§ **Data excerpt**
-- Start --

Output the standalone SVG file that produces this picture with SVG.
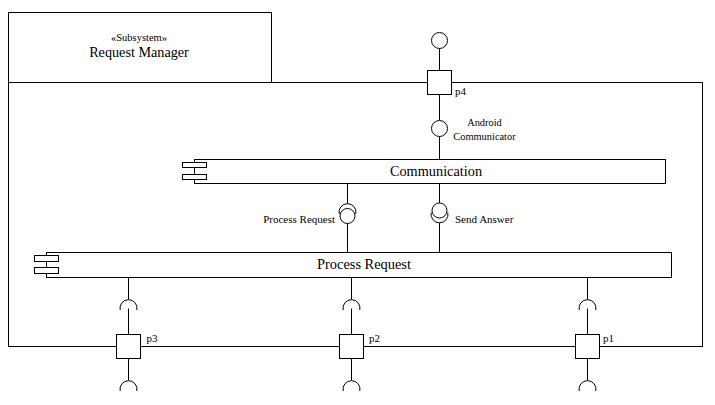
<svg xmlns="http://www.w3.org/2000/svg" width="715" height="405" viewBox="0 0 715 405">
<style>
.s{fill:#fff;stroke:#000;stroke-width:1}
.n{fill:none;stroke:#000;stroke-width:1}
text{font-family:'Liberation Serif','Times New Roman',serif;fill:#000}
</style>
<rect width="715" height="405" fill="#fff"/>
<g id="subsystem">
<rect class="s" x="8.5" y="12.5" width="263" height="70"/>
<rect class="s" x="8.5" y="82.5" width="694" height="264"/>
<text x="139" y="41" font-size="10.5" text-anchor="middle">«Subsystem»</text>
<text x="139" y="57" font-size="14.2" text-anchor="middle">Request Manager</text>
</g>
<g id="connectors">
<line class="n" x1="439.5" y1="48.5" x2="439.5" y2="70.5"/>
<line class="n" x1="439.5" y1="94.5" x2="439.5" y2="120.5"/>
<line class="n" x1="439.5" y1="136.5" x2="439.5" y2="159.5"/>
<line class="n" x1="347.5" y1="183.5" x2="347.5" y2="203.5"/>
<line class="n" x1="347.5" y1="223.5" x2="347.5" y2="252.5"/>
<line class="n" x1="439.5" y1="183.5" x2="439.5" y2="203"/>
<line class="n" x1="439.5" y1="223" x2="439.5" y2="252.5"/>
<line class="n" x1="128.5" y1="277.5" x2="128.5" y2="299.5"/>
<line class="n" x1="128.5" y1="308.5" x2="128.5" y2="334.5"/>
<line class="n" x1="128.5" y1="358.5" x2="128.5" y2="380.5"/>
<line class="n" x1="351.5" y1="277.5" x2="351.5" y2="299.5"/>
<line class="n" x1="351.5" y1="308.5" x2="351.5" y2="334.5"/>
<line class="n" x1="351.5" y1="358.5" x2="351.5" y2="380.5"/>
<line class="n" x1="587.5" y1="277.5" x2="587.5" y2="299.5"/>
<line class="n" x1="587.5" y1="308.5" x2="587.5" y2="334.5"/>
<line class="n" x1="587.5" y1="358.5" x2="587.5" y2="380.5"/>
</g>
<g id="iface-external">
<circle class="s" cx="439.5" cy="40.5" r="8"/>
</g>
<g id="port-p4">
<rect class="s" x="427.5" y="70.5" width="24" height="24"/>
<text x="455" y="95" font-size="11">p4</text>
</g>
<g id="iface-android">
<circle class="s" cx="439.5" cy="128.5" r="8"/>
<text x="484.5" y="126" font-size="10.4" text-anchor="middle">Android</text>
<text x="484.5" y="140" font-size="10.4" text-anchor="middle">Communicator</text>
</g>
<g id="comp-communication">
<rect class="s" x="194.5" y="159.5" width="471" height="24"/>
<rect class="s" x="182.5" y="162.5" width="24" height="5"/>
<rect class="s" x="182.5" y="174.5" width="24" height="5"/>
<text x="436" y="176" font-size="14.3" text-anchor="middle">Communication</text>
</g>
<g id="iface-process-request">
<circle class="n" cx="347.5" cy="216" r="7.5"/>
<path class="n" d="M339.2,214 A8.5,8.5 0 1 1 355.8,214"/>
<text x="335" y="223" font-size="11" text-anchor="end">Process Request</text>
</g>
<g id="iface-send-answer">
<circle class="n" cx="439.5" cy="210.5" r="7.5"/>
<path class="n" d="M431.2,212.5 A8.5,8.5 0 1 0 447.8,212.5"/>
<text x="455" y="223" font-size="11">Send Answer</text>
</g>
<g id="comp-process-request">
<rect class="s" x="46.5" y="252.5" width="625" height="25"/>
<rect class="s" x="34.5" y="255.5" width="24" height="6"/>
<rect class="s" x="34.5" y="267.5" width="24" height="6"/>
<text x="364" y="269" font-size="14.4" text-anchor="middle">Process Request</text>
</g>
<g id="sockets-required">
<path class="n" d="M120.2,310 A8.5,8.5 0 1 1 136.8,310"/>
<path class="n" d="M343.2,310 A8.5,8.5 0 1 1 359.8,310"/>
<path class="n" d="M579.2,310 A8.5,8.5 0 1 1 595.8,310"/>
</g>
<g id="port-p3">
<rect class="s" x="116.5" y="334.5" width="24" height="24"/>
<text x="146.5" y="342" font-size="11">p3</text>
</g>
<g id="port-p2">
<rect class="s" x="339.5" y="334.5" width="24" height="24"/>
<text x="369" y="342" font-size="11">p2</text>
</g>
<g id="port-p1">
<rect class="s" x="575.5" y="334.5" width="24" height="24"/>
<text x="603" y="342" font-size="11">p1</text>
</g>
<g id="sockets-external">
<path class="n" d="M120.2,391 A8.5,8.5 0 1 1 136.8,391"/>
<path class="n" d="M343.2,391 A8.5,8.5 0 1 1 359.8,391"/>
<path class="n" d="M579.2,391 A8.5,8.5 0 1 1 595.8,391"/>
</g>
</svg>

-- End --

§ **What you should do**
Skip every picture and transcribe the data above exactly.

§ **Final result**
Output the standalone SVG file that produces this picture with SVG.
<svg xmlns="http://www.w3.org/2000/svg" width="715" height="405" viewBox="0 0 715 405">
<style>
.s{fill:#fff;stroke:#000;stroke-width:1}
.n{fill:none;stroke:#000;stroke-width:1}
text{font-family:'Liberation Serif','Times New Roman',serif;fill:#000}
</style>
<rect width="715" height="405" fill="#fff"/>
<g id="subsystem">
<rect class="s" x="8.5" y="12.5" width="263" height="70"/>
<rect class="s" x="8.5" y="82.5" width="694" height="264"/>
<text x="139" y="41" font-size="10.5" text-anchor="middle">«Subsystem»</text>
<text x="139" y="57" font-size="14.2" text-anchor="middle">Request Manager</text>
</g>
<g id="connectors">
<line class="n" x1="439.5" y1="48.5" x2="439.5" y2="70.5"/>
<line class="n" x1="439.5" y1="94.5" x2="439.5" y2="120.5"/>
<line class="n" x1="439.5" y1="136.5" x2="439.5" y2="159.5"/>
<line class="n" x1="347.5" y1="183.5" x2="347.5" y2="203.5"/>
<line class="n" x1="347.5" y1="223.5" x2="347.5" y2="252.5"/>
<line class="n" x1="439.5" y1="183.5" x2="439.5" y2="203"/>
<line class="n" x1="439.5" y1="223" x2="439.5" y2="252.5"/>
<line class="n" x1="128.5" y1="277.5" x2="128.5" y2="299.5"/>
<line class="n" x1="128.5" y1="308.5" x2="128.5" y2="334.5"/>
<line class="n" x1="128.5" y1="358.5" x2="128.5" y2="380.5"/>
<line class="n" x1="351.5" y1="277.5" x2="351.5" y2="299.5"/>
<line class="n" x1="351.5" y1="308.5" x2="351.5" y2="334.5"/>
<line class="n" x1="351.5" y1="358.5" x2="351.5" y2="380.5"/>
<line class="n" x1="587.5" y1="277.5" x2="587.5" y2="299.5"/>
<line class="n" x1="587.5" y1="308.5" x2="587.5" y2="334.5"/>
<line class="n" x1="587.5" y1="358.5" x2="587.5" y2="380.5"/>
</g>
<g id="iface-external">
<circle class="s" cx="439.5" cy="40.5" r="8"/>
</g>
<g id="port-p4">
<rect class="s" x="427.5" y="70.5" width="24" height="24"/>
<text x="455" y="95" font-size="11">p4</text>
</g>
<g id="iface-android">
<circle class="s" cx="439.5" cy="128.5" r="8"/>
<text x="484.5" y="126" font-size="10.4" text-anchor="middle">Android</text>
<text x="484.5" y="140" font-size="10.4" text-anchor="middle">Communicator</text>
</g>
<g id="comp-communication">
<rect class="s" x="194.5" y="159.5" width="471" height="24"/>
<rect class="s" x="182.5" y="162.5" width="24" height="5"/>
<rect class="s" x="182.5" y="174.5" width="24" height="5"/>
<text x="436" y="176" font-size="14.3" text-anchor="middle">Communication</text>
</g>
<g id="iface-process-request">
<circle class="n" cx="347.5" cy="216" r="7.5"/>
<path class="n" d="M339.2,214 A8.5,8.5 0 1 1 355.8,214"/>
<text x="335" y="223" font-size="11" text-anchor="end">Process Request</text>
</g>
<g id="iface-send-answer">
<circle class="n" cx="439.5" cy="210.5" r="7.5"/>
<path class="n" d="M431.2,212.5 A8.5,8.5 0 1 0 447.8,212.5"/>
<text x="455" y="223" font-size="11">Send Answer</text>
</g>
<g id="comp-process-request">
<rect class="s" x="46.5" y="252.5" width="625" height="25"/>
<rect class="s" x="34.5" y="255.5" width="24" height="6"/>
<rect class="s" x="34.5" y="267.5" width="24" height="6"/>
<text x="364" y="269" font-size="14.4" text-anchor="middle">Process Request</text>
</g>
<g id="sockets-required">
<path class="n" d="M120.2,310 A8.5,8.5 0 1 1 136.8,310"/>
<path class="n" d="M343.2,310 A8.5,8.5 0 1 1 359.8,310"/>
<path class="n" d="M579.2,310 A8.5,8.5 0 1 1 595.8,310"/>
</g>
<g id="port-p3">
<rect class="s" x="116.5" y="334.5" width="24" height="24"/>
<text x="146.5" y="342" font-size="11">p3</text>
</g>
<g id="port-p2">
<rect class="s" x="339.5" y="334.5" width="24" height="24"/>
<text x="369" y="342" font-size="11">p2</text>
</g>
<g id="port-p1">
<rect class="s" x="575.5" y="334.5" width="24" height="24"/>
<text x="603" y="342" font-size="11">p1</text>
</g>
<g id="sockets-external">
<path class="n" d="M120.2,391 A8.5,8.5 0 1 1 136.8,391"/>
<path class="n" d="M343.2,391 A8.5,8.5 0 1 1 359.8,391"/>
<path class="n" d="M579.2,391 A8.5,8.5 0 1 1 595.8,391"/>
</g>
</svg>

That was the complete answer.